Supplied information:
--- Start ---

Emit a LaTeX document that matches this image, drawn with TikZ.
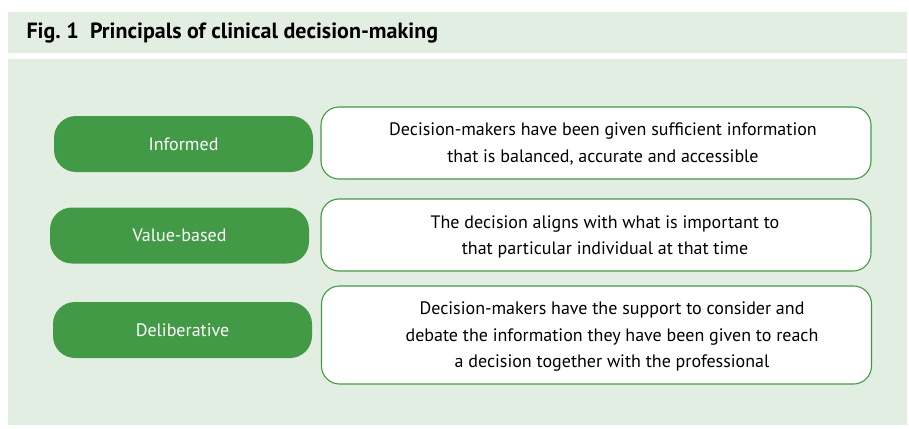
\documentclass[tikz,border=0pt]{standalone}
\usepackage{fontspec}
\setmainfont{PT Sans}
\usetikzlibrary{positioning}

\definecolor{leaf}{HTML}{439A46}
\definecolor{panel}{HTML}{E2EEE2}

\tikzset{
  pill/.style={rounded corners=22pt, fill=leaf, text=white, minimum width=259pt,
    minimum height=56pt, font=\fontsize{18}{21}\selectfont},
  descbox/.style={draw=leaf, line width=1.1pt, fill=white, rounded corners=18pt,
    minimum width=550pt},
  desctext/.style={align=center, font=\fontsize{18}{26.5}\selectfont},
}

\begin{document}
\begin{tikzpicture}[x=1pt, y=-1pt]
    \useasboundingbox (0,0) rectangle (909,428);

    % Title strip and main panel
    \fill[panel] (8,12) rectangle (907,53);
    \fill[panel] (8,59) rectangle (907,425);
    \node[anchor=west, font=\bfseries\fontsize{22}{26}\selectfont] (title) at (23,33)
        {Fig.~1\ \ Principals of clinical decision-making};

    % Green principle labels
    \node[pill] (informed) at (183.5,144) {Informed};
    \node[pill] (value) at (179.5,235.5) {Value-based};
    \node[pill] (delib) at (182.5,330) {Deliberative};

    % White description boxes
    \node[descbox, minimum height=72pt] (infobox) at (596,143) {};
    \node[descbox, minimum height=72pt] (valuebox) at (596,235) {};
    \node[descbox, minimum height=98pt] (delibbox) at (596.5,335) {};

    \node[desctext] (infotext) at (603,144)
        {Decision-makers have been given sufficient information\\
         that is balanced, accurate and accessible};
    \node[desctext] (valuetext) at (605,237)
        {The decision aligns with what is important to\\
         that particular individual at that time};
    \node[desctext] (delibtext) at (612,337)
        {Decision-makers have the support to consider and\\
         debate the information they have been given to reach\\
         a decision together with the professional};
\end{tikzpicture}
\end{document}
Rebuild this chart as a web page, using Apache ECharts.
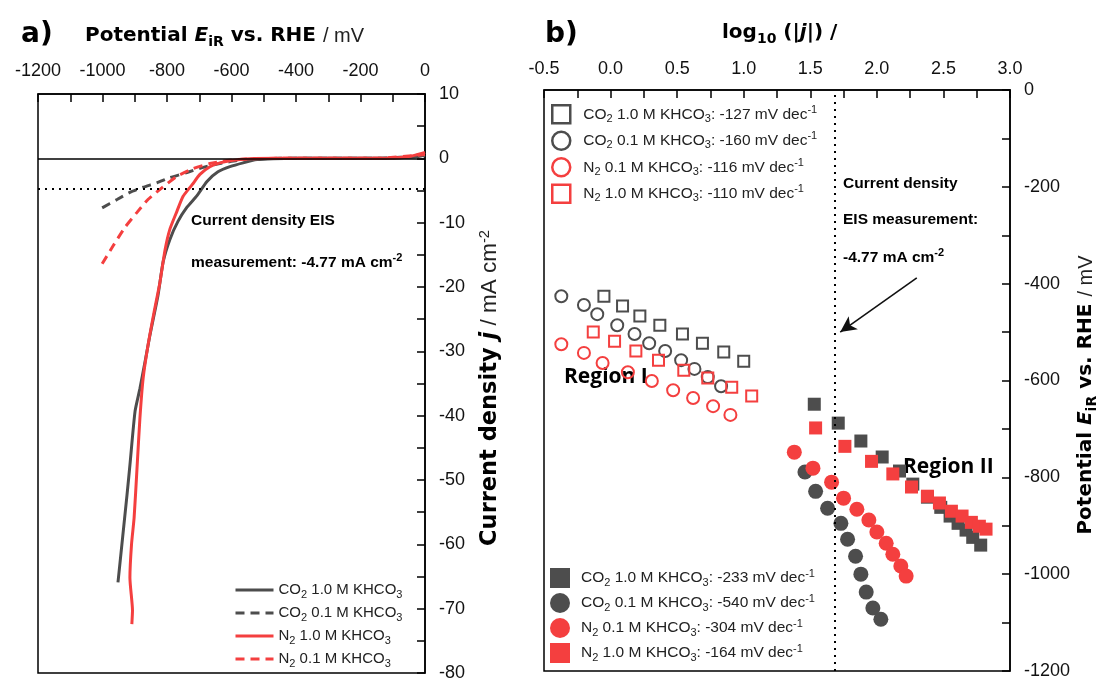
<!DOCTYPE html>
<html>
<head>
<meta charset="utf-8">
<script src="https://cdn.jsdelivr.net/npm/echarts@6/dist/echarts.min.js"></script>
<style>
  html, body { margin: 0; padding: 0; background: #fff; }
  #chart { width: 1107px; height: 682px; }
</style>
</head>
<body>
<div id="chart"></div>
<script>
// ---- panel a: potential (mV) vs current density (mA cm-2)
const eCO2_10 = [-952, -924, -915, -899, -884, -868, -853, -828, -812, -791, -766, -738, -707, -676, -642, -605, -564, -521, -471, -400, -300, -200, -100, -50, -20, 0];
const jCO2_10 = [-65.9, -52.3, -47.7, -39.3, -35.8, -31.6, -27.5, -21.3, -16.1, -12.6, -9.8, -7.6, -5.8, -3.6, -2.1, -1.3, -0.7, -0.2, -0.05, 0, 0, 0, 0.05, 0.15, 0.3, 0.5];
const eCO2_01 = [-1001, -955, -915, -874, -831, -791, -738, -688, -636, -583, -521, -450, -300, -150, 0];
const jCO2_01 = [-7.7, -6.4, -5.3, -4.5, -3.8, -3.0, -2.2, -1.4, -0.8, -0.35, -0.1, 0, 0, 0, 0.4];
const eN2_10 = [-909, -907, -915, -910, -902, -893, -884, -874, -859, -840, -822, -806, -791, -769, -750, -722, -698, -667, -636, -595, -543, -450, -300, -200, -100, -60, -30, 0];
const jN2_10 = [-72.4, -70.3, -65.2, -60, -55.9, -48.2, -40.4, -34.2, -29.1, -23.9, -19.3, -14.2, -11, -8.2, -5.9, -4.1, -2.5, -1.3, -0.7, -0.3, -0.05, 0, 0, 0, 0.05, 0.2, 0.5, 0.9];
const eN2_01 = [-1001, -967, -930, -893, -859, -816, -769, -719, -667, -614, -552, -450, -300, -150, 0];
const jN2_01 = [-16.4, -13.6, -10.7, -8.4, -6.4, -4.6, -2.8, -1.6, -0.8, -0.35, -0.1, 0, 0, 0, 0.6];
const jEIS = -4.77;

// ---- panel b: log10(|j|) vs potential (mV), region I (open) and region II (filled)
const logI_CO2_10 = [-0.05, 0.09, 0.22, 0.37, 0.54, 0.69, 0.85, 1.00];
const eI_CO2_10 = [-426, -446, -467, -486, -504, -523, -541, -560];
const logI_CO2_01 = [-0.37, -0.20, -0.10, 0.05, 0.18, 0.29, 0.41, 0.53, 0.63, 0.73, 0.83];
const eI_CO2_01 = [-426, -444, -463, -486, -504, -523, -539, -558, -576, -593, -612];
const logI_N2_01 = [-0.37, -0.20, -0.06, 0.13, 0.31, 0.47, 0.62, 0.77, 0.90];
const eI_N2_01 = [-525, -543, -564, -583, -601, -620, -636, -653, -671];
const logI_N2_10 = [-0.13, 0.03, 0.19, 0.36, 0.55, 0.73, 0.91, 1.06];
const eI_N2_10 = [-500, -519, -539, -558, -579, -595, -614, -632];

const logII_CO2_10 = [1.53, 1.71, 1.88, 2.04, 2.17, 2.27, 2.38, 2.48, 2.55, 2.61, 2.67, 2.72, 2.78];
const eII_CO2_10 = [-649, -688, -725, -758, -787, -814, -841, -862, -880, -895, -909, -924, -940];
const logII_CO2_01 = [1.46, 1.54, 1.63, 1.73, 1.78, 1.84, 1.88, 1.92, 1.97, 2.03];
const eII_CO2_01 = [-789, -829, -864, -895, -928, -963, -1000, -1037, -1070, -1093];
const logII_N2_01 = [1.38, 1.52, 1.66, 1.75, 1.85, 1.94, 2.00, 2.07, 2.12, 2.18, 2.22];
const eII_N2_01 = [-748, -781, -810, -843, -866, -888, -913, -936, -959, -983, -1004];
const logII_N2_10 = [1.54, 1.76, 1.96, 2.12, 2.26, 2.38, 2.47, 2.56, 2.64, 2.71, 2.77, 2.82];
const eII_N2_10 = [-698, -736, -767, -793, -820, -839, -853, -870, -880, -893, -901, -907];

const slopesI = [-127, -160, -116, -110];
const slopesII = [-233, -540, -304, -164];
const logEIS = 1.678;

const GRAY = '#4d4d4d';
const RED = '#f43f3f';
const ARIAL = 'Liberation Sans, Arial, sans-serif';
const SEGOE = 'DejaVu Sans, Open Sans, sans-serif';
const OPEN = 'Open Sans, Noto Sans, sans-serif';

const zip = (xs, ys) => xs.map((x, i) => [x, ys[i]]);

const chart = echarts.init(document.getElementById('chart'));

const subRich = {
  s: { fontSize: 11, lineHeight: 8, verticalAlign: 'bottom', fontFamily: ARIAL, color: '#222' },
  p: { fontSize: 11, lineHeight: 8, verticalAlign: 'top', fontFamily: ARIAL, color: '#222' }
};

const legendLabelA = {
  'a CO2 1.0': 'CO{s|2} 1.0 M KHCO{s|3}',
  'a CO2 0.1': 'CO{s|2} 0.1 M KHCO{s|3}',
  'a N2 1.0': 'N{s|2} 1.0 M KHCO{s|3}',
  'a N2 0.1': 'N{s|2} 0.1 M KHCO{s|3}'
};
const gasLabels = ['CO{s|2} 1.0', 'CO{s|2} 0.1', 'N{s|2} 0.1', 'N{s|2} 1.0'];
const namesI = ['I CO2 1.0', 'I CO2 0.1', 'I N2 0.1', 'I N2 1.0'];
const namesII = ['II CO2 1.0', 'II CO2 0.1', 'II N2 0.1', 'II N2 1.0'];
const colorsB = [GRAY, GRAY, RED, RED];
const symbolsB = ['rect', 'circle', 'circle', 'rect'];

function labelB(name) {
  let i = namesI.indexOf(name), slopes = slopesI;
  if (i < 0) { i = namesII.indexOf(name); slopes = slopesII; }
  return gasLabels[i] + ' M KHCO{s|3}: ' + slopes[i] + ' mV dec{p|-1}';
}

// ticks point into the plot box
const axisCommon = {
  axisLine: { show: true, onZero: false, lineStyle: { color: '#000', width: 1.5 } },
  axisTick: { show: true, inside: false, length: -8, lineStyle: { color: '#000', width: 1.5 } },
  minorTick: { show: true, splitNumber: 2, length: -8, lineStyle: { color: '#000', width: 1.5 } },
  splitLine: { show: false },
  axisLabel: { fontSize: 18, fontFamily: ARIAL, color: '#111', formatter: v => String(v) }
};

function lineSeries(name, xs, ys, color, dashed) {
  return {
    name: name, type: 'line', xAxisIndex: 0, yAxisIndex: 0,
    data: zip(xs, ys), symbol: 'none', showSymbol: false, smooth: 0.2,
    lineStyle: { color: color, width: 3, type: dashed ? [9, 6] : 'solid' },
    itemStyle: { color: color }, z: 3
  };
}

function scatterSeries(name, xs, ys, idx, filled) {
  const c = colorsB[idx];
  const isRect = symbolsB[idx] === 'rect';
  return {
    name: name, type: 'scatter', xAxisIndex: 1, yAxisIndex: 1,
    data: zip(xs, ys), symbol: symbolsB[idx],
    symbolSize: filled ? (isRect ? 13 : 15) : (isRect ? 11 : 12),
    itemStyle: filled
      ? { color: c, opacity: 1 }
      : { color: 'rgba(0,0,0,0)', borderColor: c, borderWidth: 2, opacity: 1 },
    z: 3
  };
}

const series = [
  lineSeries('a CO2 1.0', eCO2_10, jCO2_10, GRAY, false),
  lineSeries('a CO2 0.1', eCO2_01, jCO2_01, GRAY, true),
  lineSeries('a N2 1.0', eN2_10, jN2_10, RED, false),
  lineSeries('a N2 0.1', eN2_01, jN2_01, RED, true),
  scatterSeries(namesI[0], logI_CO2_10, eI_CO2_10, 0, false),
  scatterSeries(namesI[1], logI_CO2_01, eI_CO2_01, 1, false),
  scatterSeries(namesI[2], logI_N2_01, eI_N2_01, 2, false),
  scatterSeries(namesI[3], logI_N2_10, eI_N2_10, 3, false),
  scatterSeries(namesII[0], logII_CO2_10, eII_CO2_10, 0, true),
  scatterSeries(namesII[1], logII_CO2_01, eII_CO2_01, 1, true),
  scatterSeries(namesII[2], logII_N2_01, eII_N2_01, 2, true),
  scatterSeries(namesII[3], logII_N2_10, eII_N2_10, 3, true)
];

// reference lines: j = 0, EIS current density, and the EIS line + arrow in panel b
series[0].markLine = {
  silent: true, symbol: 'none', label: { show: false }, animation: false,
  data: [
    { yAxis: 0, lineStyle: { color: '#000', width: 1.5, type: 'solid' } },
    { yAxis: jEIS, lineStyle: { color: '#000', width: 2, type: [2, 5] } }
  ]
};
series[4].markLine = {
  silent: true, symbol: 'none', label: { show: false }, animation: false,
  data: [
    { xAxis: logEIS, lineStyle: { color: '#000', width: 2, type: [2, 5] } },
    [
      { coord: [2.30, -388], symbol: 'none', lineStyle: { color: '#111', width: 1.6, type: 'solid' } },
      { coord: [1.725, -500], symbol: 'arrow', symbolSize: [12, 16] }
    ]
  ]
};

const legendText = (extra) => Object.assign({
  fontSize: 15.5, fontFamily: ARIAL, color: '#222', lineHeight: 20, rich: subRich
}, extra || {});

const boldRich = (size) => ({
  b: { fontFamily: SEGOE, fontWeight: 'bold', fontSize: size, lineHeight: 26, fill: '#000' },
  bi: { fontFamily: SEGOE, fontWeight: 'bold', fontStyle: 'italic', fontSize: size, lineHeight: 26, fill: '#000' },
  bs: { fontFamily: SEGOE, fontWeight: 'bold', fontSize: size * 0.7, lineHeight: 12, verticalAlign: 'bottom', fill: '#000' },
  r: { fontFamily: ARIAL, fontSize: size, lineHeight: 26, fill: '#222' },
  rp: { fontFamily: ARIAL, fontSize: size * 0.65, lineHeight: 12, verticalAlign: 'top', fill: '#222' }
});

const option = {
  animation: false,
  backgroundColor: '#fff',
  grid: [
    { left: 38, top: 94, width: 387, height: 582, show: true, borderColor: '#000', borderWidth: 1.5 },
    { left: 544, top: 90, width: 466, height: 581, show: true, borderColor: '#000', borderWidth: 1.5 }
  ],
  xAxis: [
    Object.assign({}, axisCommon, {
      type: 'value', gridIndex: 0, position: 'top', min: -1200, max: 0, interval: 200,
      axisLabel: Object.assign({}, axisCommon.axisLabel, { margin: 14 })
    }),
    Object.assign({}, axisCommon, {
      type: 'value', gridIndex: 1, position: 'top', min: -0.5, max: 3, interval: 0.5,
      axisLabel: Object.assign({}, axisCommon.axisLabel, { margin: 12, formatter: v => v.toFixed(1) })
    })
  ],
  yAxis: [
    Object.assign({}, axisCommon, {
      type: 'value', gridIndex: 0, position: 'right', min: -80, max: 10, interval: 10,
      axisLabel: Object.assign({}, axisCommon.axisLabel, { margin: 14 })
    }),
    Object.assign({}, axisCommon, {
      type: 'value', gridIndex: 1, position: 'right', min: -1200, max: 0, interval: 200,
      axisLabel: Object.assign({}, axisCommon.axisLabel, { margin: 14 })
    })
  ],
  legend: [
    {
      orient: 'vertical', left: 229, top: 575, itemWidth: 38, itemHeight: 10, itemGap: 3,
      selectedMode: false, lineStyle: { width: 3 },
      data: ['a CO2 1.0', 'a CO2 0.1', 'a N2 1.0', 'a N2 0.1'].map(n => ({
        name: n,
        itemStyle: { color: 'rgba(0,0,0,0)', borderColor: 'rgba(0,0,0,0)', borderWidth: 0 }
      })),
      formatter: name => legendLabelA[name],
      textStyle: legendText({ fontSize: 15 })
    },
    {
      orient: 'vertical', left: 546, top: 99, itemWidth: 18, itemHeight: 18, itemGap: 6,
      selectedMode: false,
      data: namesI.map((n, i) => ({
        name: n, icon: symbolsB[i],
        itemStyle: { color: 'rgba(0,0,0,0)', borderColor: colorsB[i], borderWidth: 2.5 }
      })),
      formatter: labelB,
      textStyle: legendText({ padding: [0, 0, 0, 8] })
    },
    {
      orient: 'vertical', left: 545, top: 563, itemWidth: 20, itemHeight: 20, itemGap: 5,
      selectedMode: false,
      data: namesII.map((n, i) => ({
        name: n, icon: symbolsB[i],
        itemStyle: { color: colorsB[i], borderWidth: 0 }
      })),
      formatter: labelB,
      textStyle: legendText({ padding: [0, 0, 0, 6] })
    }
  ],
  graphic: [
    { type: 'text', x: 21, y: 35, style: { text: 'a)', font: 'bold 28px ' + SEGOE, fill: '#000', verticalAlign: 'middle' } },
    { type: 'text', x: 545, y: 35, style: { text: 'b)', font: 'bold 28px ' + SEGOE, fill: '#000', verticalAlign: 'middle' } },
    {
      type: 'text', x: 85, y: 36,
      style: { text: '{b|Potential }{bi|E}{bs|iR}{b| vs. RHE }{r|/ mV}', verticalAlign: 'middle', align: 'left', rich: boldRich(20) }
    },
    {
      type: 'text', x: 722, y: 33,
      style: { text: '{b|log}{bs|10}{b| (|}{bi|j}{b||) /}', verticalAlign: 'middle', align: 'left', rich: boldRich(20) }
    },
    {
      type: 'text', x: 490, y: 388, rotation: Math.PI / 2,
      style: { text: '{b|Current density }{bi|j}{r| / mA cm}{rp|-2}', align: 'center', verticalAlign: 'middle', rich: boldRich(22.5) }
    },
    {
      type: 'text', x: 1086, y: 395, rotation: Math.PI / 2,
      style: { text: '{b|Potential }{bi|E}{bs|iR}{b| vs. RHE }{r|/ mV}', align: 'center', verticalAlign: 'middle', rich: boldRich(20) }
    },
    { type: 'text', x: 191, y: 221, style: { text: 'Current density EIS', font: 'bold 15.5px ' + ARIAL, fill: '#000', verticalAlign: 'middle' } },
    {
      type: 'text', x: 191, y: 263,
      style: {
        text: '{b|measurement: -4.77 mA cm}{p|-2}', verticalAlign: 'middle',
        rich: {
          b: { fontFamily: ARIAL, fontWeight: 'bold', fontSize: 15.5, lineHeight: 22, fill: '#000' },
          p: { fontFamily: ARIAL, fontWeight: 'bold', fontSize: 11, lineHeight: 10, verticalAlign: 'top', fill: '#000' }
        }
      }
    },
    { type: 'text', x: 843, y: 184, style: { text: 'Current density', font: 'bold 15.5px ' + ARIAL, fill: '#000', verticalAlign: 'middle' } },
    { type: 'text', x: 843, y: 220, style: { text: 'EIS measurement:', font: 'bold 15.5px ' + ARIAL, fill: '#000', verticalAlign: 'middle' } },
    {
      type: 'text', x: 843, y: 258,
      style: {
        text: '{b|-4.77 mA cm}{p|-2}', verticalAlign: 'middle',
        rich: {
          b: { fontFamily: ARIAL, fontWeight: 'bold', fontSize: 15.5, lineHeight: 22, fill: '#000' },
          p: { fontFamily: ARIAL, fontWeight: 'bold', fontSize: 11, lineHeight: 10, verticalAlign: 'top', fill: '#000' }
        }
      }
    },
    { type: 'text', x: 564, y: 377, style: { text: 'Region I', font: 'bold 21px ' + OPEN, fill: '#000', verticalAlign: 'middle' } },
    { type: 'text', x: 903, y: 467, style: { text: 'Region II', font: 'bold 21px ' + OPEN, fill: '#000', verticalAlign: 'middle' } }
  ],
  series: series
};

chart.setOption(option);
</script>
</body>
</html>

--- End ---

Required task: From the records above, give again only the part that opens with the line containing "Rebuild this chart" and closes with the line containing "const jEIS = -4.77;". Keep both ends but drop the pictures.

Response below:
Rebuild this chart as a web page, using Apache ECharts.
<!DOCTYPE html>
<html>
<head>
<meta charset="utf-8">
<script src="https://cdn.jsdelivr.net/npm/echarts@6/dist/echarts.min.js"></script>
<style>
  html, body { margin: 0; padding: 0; background: #fff; }
  #chart { width: 1107px; height: 682px; }
</style>
</head>
<body>
<div id="chart"></div>
<script>
// ---- panel a: potential (mV) vs current density (mA cm-2)
const eCO2_10 = [-952, -924, -915, -899, -884, -868, -853, -828, -812, -791, -766, -738, -707, -676, -642, -605, -564, -521, -471, -400, -300, -200, -100, -50, -20, 0];
const jCO2_10 = [-65.9, -52.3, -47.7, -39.3, -35.8, -31.6, -27.5, -21.3, -16.1, -12.6, -9.8, -7.6, -5.8, -3.6, -2.1, -1.3, -0.7, -0.2, -0.05, 0, 0, 0, 0.05, 0.15, 0.3, 0.5];
const eCO2_01 = [-1001, -955, -915, -874, -831, -791, -738, -688, -636, -583, -521, -450, -300, -150, 0];
const jCO2_01 = [-7.7, -6.4, -5.3, -4.5, -3.8, -3.0, -2.2, -1.4, -0.8, -0.35, -0.1, 0, 0, 0, 0.4];
const eN2_10 = [-909, -907, -915, -910, -902, -893, -884, -874, -859, -840, -822, -806, -791, -769, -750, -722, -698, -667, -636, -595, -543, -450, -300, -200, -100, -60, -30, 0];
const jN2_10 = [-72.4, -70.3, -65.2, -60, -55.9, -48.2, -40.4, -34.2, -29.1, -23.9, -19.3, -14.2, -11, -8.2, -5.9, -4.1, -2.5, -1.3, -0.7, -0.3, -0.05, 0, 0, 0, 0.05, 0.2, 0.5, 0.9];
const eN2_01 = [-1001, -967, -930, -893, -859, -816, -769, -719, -667, -614, -552, -450, -300, -150, 0];
const jN2_01 = [-16.4, -13.6, -10.7, -8.4, -6.4, -4.6, -2.8, -1.6, -0.8, -0.35, -0.1, 0, 0, 0, 0.6];
const jEIS = -4.77;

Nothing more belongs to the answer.